**TASK INSTRUCTIONS:**
Return the material exactly, first line through the line containing "const fmt = (v: number)", and nothing more. Pictures stay out.

**STORED ROWS:**
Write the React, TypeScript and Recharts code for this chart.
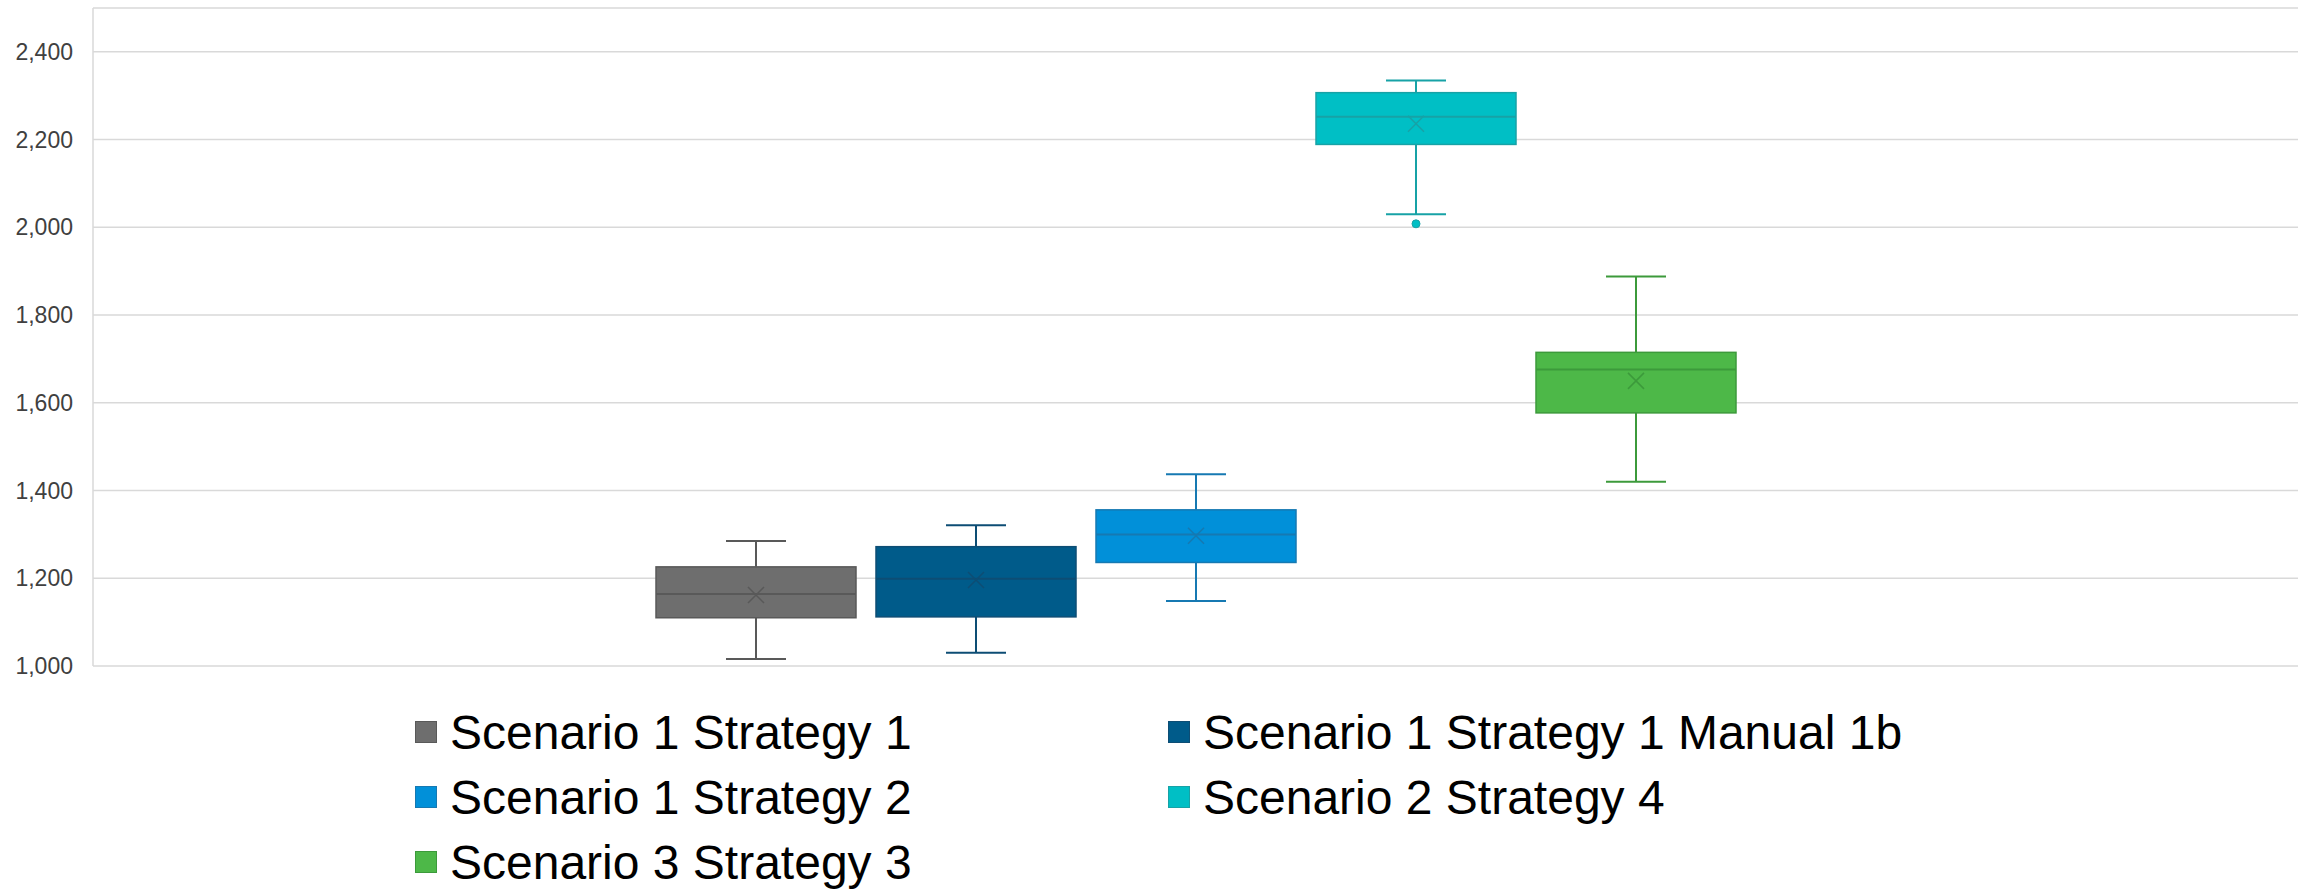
import { BarChart, Bar, XAxis, YAxis, CartesianGrid } from "recharts"

// five series, one category — Excel-style box & whisker
const seriesNames = [
  "Scenario 1 Strategy 1",
  "Scenario 1 Strategy 1 Manual 1b",
  "Scenario 1 Strategy 2",
  "Scenario 2 Strategy 4",
  "Scenario 3 Strategy 3",
]
const mins = [1016, 1030, 1148, 2030, 1420]
const q1s = [1110, 1112, 1236, 2189, 1577]
const medians = [1164, 1199, 1300, 2252, 1676]
const q3s = [1226, 1272, 1356, 2307, 1715]
const maxs = [1285, 1321, 1437, 2335, 1888]
const means = [1162, 1196, 1297, 2236, 1650]
const outliers: number[][] = [[], [], [], [2008], []]

const yTicks = [1000, 1200, 1400, 1600, 1800, 2000, 2200, 2400]

const fills = ["#6e6e6e", "#005b8a", "#0190d9", "#00bfc5", "#4db848"]
const strokes = ["#595959", "#0d4d74", "#1679b2", "#17a2a6", "#3c9a3b"]

const keys = seriesNames.map((_, i) => "s" + i)
const row: Record<string, any> = { name: "" }
keys.forEach((k, i) => {
  row[k] = [mins[i], maxs[i]]
})
const data = [row]

const fmt = (v: number) => v.toLocaleString("en-US")

function makeBox(i: number) {
  return (props: any) => {
    const { x, y, width, height } = props
    const lo = mins[i]
    const hi = maxs[i]
    // map value -> pixel using the bar's own scaled extent
    const py = (v: number) => y + ((hi - v) / (hi - lo)) * height
    const cx = x + width / 2
    const cap = 30
    const yq3 = py(q3s[i])
    const yq1 = py(q1s[i])
    const ym = py(medians[i])
    const ymean = py(means[i])
    const s = strokes[i]
    return (
      <g>
        <line x1={cx} x2={cx} y1={py(hi)} y2={yq3} stroke={s} strokeWidth={2} />
        <line x1={cx} x2={cx} y1={yq1} y2={py(lo)} stroke={s} strokeWidth={2} />
        <line x1={cx - cap} x2={cx + cap} y1={py(hi)} y2={py(hi)} stroke={s} strokeWidth={2} />
        <line x1={cx - cap} x2={cx + cap} y1={py(lo)} y2={py(lo)} stroke={s} strokeWidth={2} />
        <rect x={x} y={yq3} width={width} height={yq1 - yq3} fill={fills[i]} stroke={s} strokeWidth={1.5} />
        <line x1={x} x2={x + width} y1={ym} y2={ym} stroke={s} strokeWidth={2} />
        <path
          d={`M${cx - 8},${ymean - 8}L${cx + 8},${ymean + 8}M${cx + 8},${ymean - 8}L${cx - 8},${ymean + 8}`}
          stroke={s}
          strokeWidth={1.5}
        />
        {outliers[i].map((o, j) => (
          <circle key={j} cx={cx} cy={py(o)} r={4} fill={fills[i]} stroke={s} strokeWidth={1} />
        ))}
      </g>
    )
  }
}

function LegendBox() {
  const pos = [
    { left: 415, top: 732 },
    { left: 1168, top: 732 },
    { left: 415, top: 797 },
    { left: 1168, top: 797 },
    { left: 415, top: 862 },
  ]
  return (
    <>
      {seriesNames.map((n, i) => (
        <div
          key={n}
          style={{
            position: "absolute",
            left: pos[i].left,
            top: pos[i].top - 30,
            height: 60,
            display: "flex",
            alignItems: "center",
            whiteSpace: "nowrap",
            fontFamily: "'Liberation Sans', Arial, sans-serif",
            fontSize: 48,
            color: "#000",
          }}
        >
          <span
            style={{
              display: "inline-block",
              width: 20,
              height: 20,
              background: fills[i],
              border: `1px solid ${strokes[i]}`,
              marginRight: 13,
            }}
          />
          {n}
        </div>
      ))}
    </>
  )
}

export default function App() {
  return (
    <div style={{ position: "relative", width: 2310, height: 893, background: "#fff" }}>
      <style>{"body{margin:0}"}</style>
      <BarChart
        width={2310}
        height={893}
        data={data}
        margin={{ top: 8, right: 12, left: 0, bottom: 227 }}
        barSize={200}
        barGap={20}
      >
        <CartesianGrid vertical={false} stroke="#d9d9d9" strokeWidth={1.5} />
        <XAxis dataKey="name" hide />
        <YAxis
          width={93}
          domain={[1000, 2500]}
          ticks={yTicks}
          allowDataOverflow
          tickFormatter={fmt}
          tickLine={false}
          tickSize={0}
          tickMargin={20}
          axisLine={{ stroke: "#d9d9d9", strokeWidth: 1.5 }}
          tick={{ fontSize: 23, fill: "#404040", fontFamily: "'Liberation Sans', Arial, sans-serif" }}
        />
        {keys.map((k, i) => (
          <Bar key={k} dataKey={k} name={seriesNames[i]} fill={fills[i]} shape={makeBox(i)} isAnimationActive={false} />
        ))}
      </BarChart>
      <LegendBox />
    </div>
  )
}
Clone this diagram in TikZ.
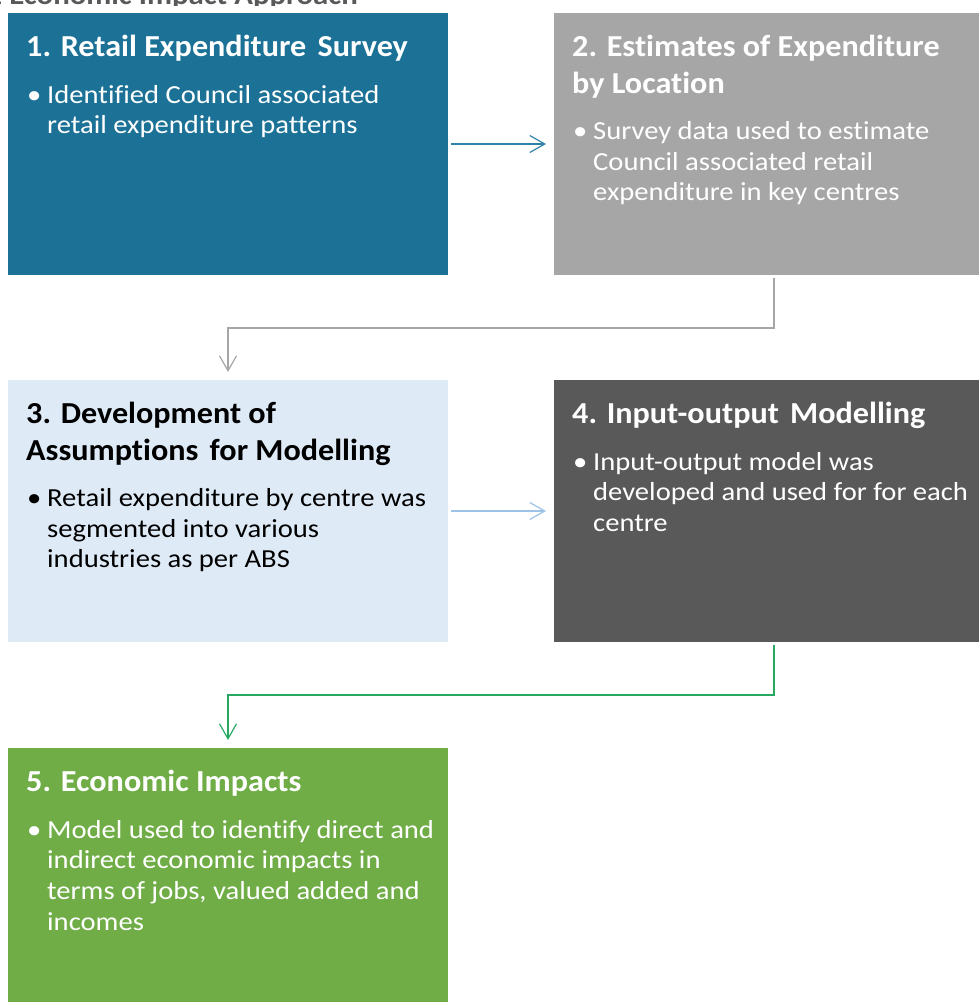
\documentclass[tikz,border=0pt]{standalone}
\usepackage{fontspec}
\setmainfont{Carlito}[Ligatures=CommonOff]
\newfontfamily\ttlfam{Carlito}[Ligatures=CommonOff, FakeStretch=1.055]
\newfontfamily\bulfam{Carlito}[Ligatures=CommonOff, FakeStretch=1.1]
\usepackage{xcolor}
\usepackage{tikz}
\usetikzlibrary{calc,positioning,arrows.meta}
\definecolor{sea}{HTML}{1B7196}
\definecolor{stone}{HTML}{A6A6A6}
\definecolor{mist}{HTML}{DEEAF6}
\definecolor{slate}{HTML}{595959}
\definecolor{leaf}{HTML}{70AD47}
\definecolor{seaarr}{HTML}{2F82A8}
\definecolor{mistarr}{HTML}{9DC3E6}
\definecolor{leafarr}{HTML}{28A860}
\newcommand\ttlfont{\ttlfam\fontsize{30.5}{36}\selectfont\bfseries}
\newcommand\bulfont{\bulfam\fontsize{26}{30.7}\selectfont}
\tikzset{
  panel/.style={rectangle, minimum width=440pt, minimum height=262pt, inner sep=0pt, outer sep=0pt},
  ttl/.style={anchor=base west, inner sep=0pt, font=\ttlfont},
  bul/.style={anchor=base west, inner sep=0pt, font=\bulfont},
  flow/.style={line width=1.2pt, -{Straight Barb[length=15pt,width=17pt]}},
}

\begin{document}
\begin{tikzpicture}[x=1pt,y=-1pt]
  \useasboundingbox (0,0) rectangle (979,1002);

  % clipped caption at the top
  \begin{scope}
    \clip (0,0) rectangle (979,5);
    \node[anchor=base east, inner sep=0pt, text=slate, font=\bulfam\fontsize{28}{32}\selectfont\bfseries] (cap) at (358,4) {.1 Economic Impact Approach};
  \end{scope}

  % panels
  \node[panel, fill=sea, anchor=north west] (p1) at (8,13) {};
  \node[panel, fill=stone, right=106pt of p1] (p2) {};
  \node[panel, fill=mist, below=105pt of p1] (p3) {};
  \node[panel, fill=slate, right=106pt of p3] (p4) {};
  \node[panel, fill=leaf, below=106pt of p3] (p5) {};

  % titles
  \node[ttl, text=white] (p1t1) at ($(p1.north west)+(18,43.5)$) {1. Retail Expenditure\hspace{4pt} Survey};
  \foreach \ln [count=\i] in {2. Estimates of Expenditure, by Location}
    \node[ttl, text=white] (p2t\i) at ($(p2.north west)+(18,{43.5+(\i-1)*36.5})$) {\ln};
  \foreach \ln [count=\i] in {3. Development of, Assumptions\hspace{4pt} for Modelling}
    \node[ttl, text=black] (p3t\i) at ($(p3.north west)+(18,{43.5+(\i-1)*36.5})$) {\ln};
  \node[ttl, text=white] (p4t1) at ($(p4.north west)+(18,43.5)$) {4. Input-output\hspace{4pt} Modelling};
  \node[ttl, text=white] (p5t1) at ($(p5.north west)+(18,43.5)$) {5. Economic Impacts};

  % bullets
  \node[bul, text=white] (p1d) at ($(p1.north west)+(19,90)$) {\textbullet};
  \foreach \ln [count=\i] in {Identified Council associated, retail expenditure patterns}
    \node[bul, text=white] (p1l\i) at ($(p1.north west)+(39,{90+(\i-1)*30.7})$) {\ln};
  \node[bul, text=white] (p2d) at ($(p2.north west)+(19,126.5)$) {\textbullet};
  \foreach \ln [count=\i] in {Survey data used to estimate, Council associated retail, expenditure in key centres}
    \node[bul, text=white] (p2l\i) at ($(p2.north west)+(39,{126.5+(\i-1)*30.7})$) {\ln};
  \node[bul, text=black] (p3d) at ($(p3.north west)+(19,126.5)$) {\textbullet};
  \foreach \ln [count=\i] in {Retail expenditure by centre was, segmented into various, industries as per ABS}
    \node[bul, text=black] (p3l\i) at ($(p3.north west)+(39,{126.5+(\i-1)*30.7})$) {\ln};
  \node[bul, text=white] (p4d) at ($(p4.north west)+(19,90)$) {\textbullet};
  \foreach \ln [count=\i] in {Input-output model was, developed and used for for each, centre}
    \node[bul, text=white] (p4l\i) at ($(p4.north west)+(39,{90+(\i-1)*30.7})$) {\ln};
  \node[bul, text=white] (p5d) at ($(p5.north west)+(19,90)$) {\textbullet};
  \foreach \ln [count=\i] in {Model used to identify direct and, indirect economic impacts in, {terms of jobs, valued added and}, incomes}
    \node[bul, text=white] (p5l\i) at ($(p5.north west)+(39,{90+(\i-1)*30.7})$) {\ln};

  % connectors
  \draw[flow, draw=seaarr, shorten <=3pt, shorten >=8pt] (p1.east) -- (p2.west);
  \draw[flow, draw=stone, shorten <=3pt, shorten >=8pt] (p2.south) -- ++(0,53) -| (p3.north);
  \draw[flow, draw=mistarr, shorten <=3pt, shorten >=8pt] (p3.east) -- (p4.west);
  \draw[flow, draw=leafarr, shorten <=3pt, shorten >=8pt] (p4.south) -- ++(0,53) -| (p5.north);
\end{tikzpicture}
\end{document}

**TASK OUTPUT:**
Write the React, TypeScript and Recharts code for this chart.
import { BarChart, Bar, XAxis, YAxis, CartesianGrid } from "recharts"

// five series, one category — Excel-style box & whisker
const seriesNames = [
  "Scenario 1 Strategy 1",
  "Scenario 1 Strategy 1 Manual 1b",
  "Scenario 1 Strategy 2",
  "Scenario 2 Strategy 4",
  "Scenario 3 Strategy 3",
]
const mins = [1016, 1030, 1148, 2030, 1420]
const q1s = [1110, 1112, 1236, 2189, 1577]
const medians = [1164, 1199, 1300, 2252, 1676]
const q3s = [1226, 1272, 1356, 2307, 1715]
const maxs = [1285, 1321, 1437, 2335, 1888]
const means = [1162, 1196, 1297, 2236, 1650]
const outliers: number[][] = [[], [], [], [2008], []]

const yTicks = [1000, 1200, 1400, 1600, 1800, 2000, 2200, 2400]

const fills = ["#6e6e6e", "#005b8a", "#0190d9", "#00bfc5", "#4db848"]
const strokes = ["#595959", "#0d4d74", "#1679b2", "#17a2a6", "#3c9a3b"]

const keys = seriesNames.map((_, i) => "s" + i)
const row: Record<string, any> = { name: "" }
keys.forEach((k, i) => {
  row[k] = [mins[i], maxs[i]]
})
const data = [row]

const fmt = (v: number) => v.toLocaleString("en-US")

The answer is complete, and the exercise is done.